If more than 1,000 people are notified, they also have to notify consumer reporting agencies and file a detailed notice with the AG that becomes part of a public record, even if only a handful of those people actually live in Maine.
Notice has to go out as soon as law enforcement says it will not compromise an investigation, with guidance converging on roughly a 30‑day outer bound from discovery, so Maine filings often appear before a company’s national comms and investor disclosures are fully baked.
If you want a live view of the feed, here’s the “Breach Portal” for Maine:
https://www.maine.gov/agviewer/content/ag/985235c7-cb95-4be2-8792-a1252b4f8318/list.html
🔗 Open Source
GitHub link to Bianco’s EvidenceForge project listed in the Gem above. Check out the AGENTS.md file since this is run as a skill within Claude / Codex.
Open-source, Python-based asset discovery framework. It handles host discovery, port scanning, service fingerprinting, and enrichment in a single path, then organizes the results into a single web app. Good fit for attack surface inventory, lab mapping, and quick scoping when you need a clean picture of a subnet or environment.
Handy is essentially a push-to-talk assistant for transcribing your speech into text.
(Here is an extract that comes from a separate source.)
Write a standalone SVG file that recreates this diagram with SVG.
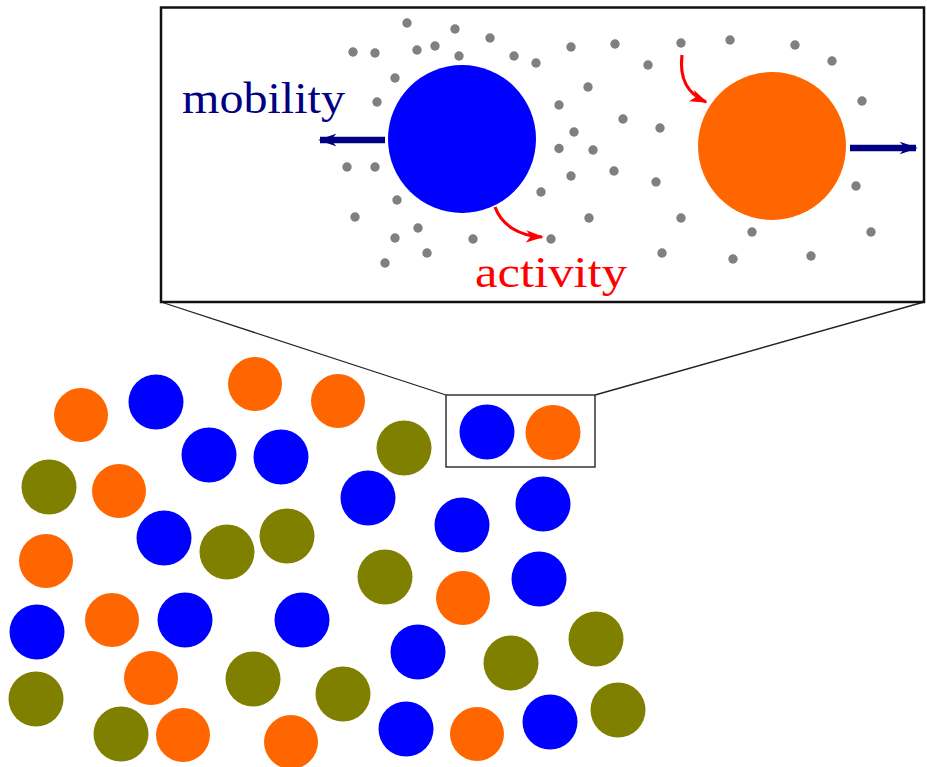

It uses local models for the transcription itself. Good for note-taking, but might be super interesting for prompting your coding agent so you can be totally hands-off keyboard.
CarterPerez-dev/exs-cyberjob-scraper
Elixir-based scraper that pulls cybersecurity job postings, filters out the generic “IT” noise, and surfaces which certs show up most often in real roles. If you mentor juniors or run hiring, this is a handy way to sanity‑check which certification signals actually appear in current job ads instead of guessing based on vendor marketing.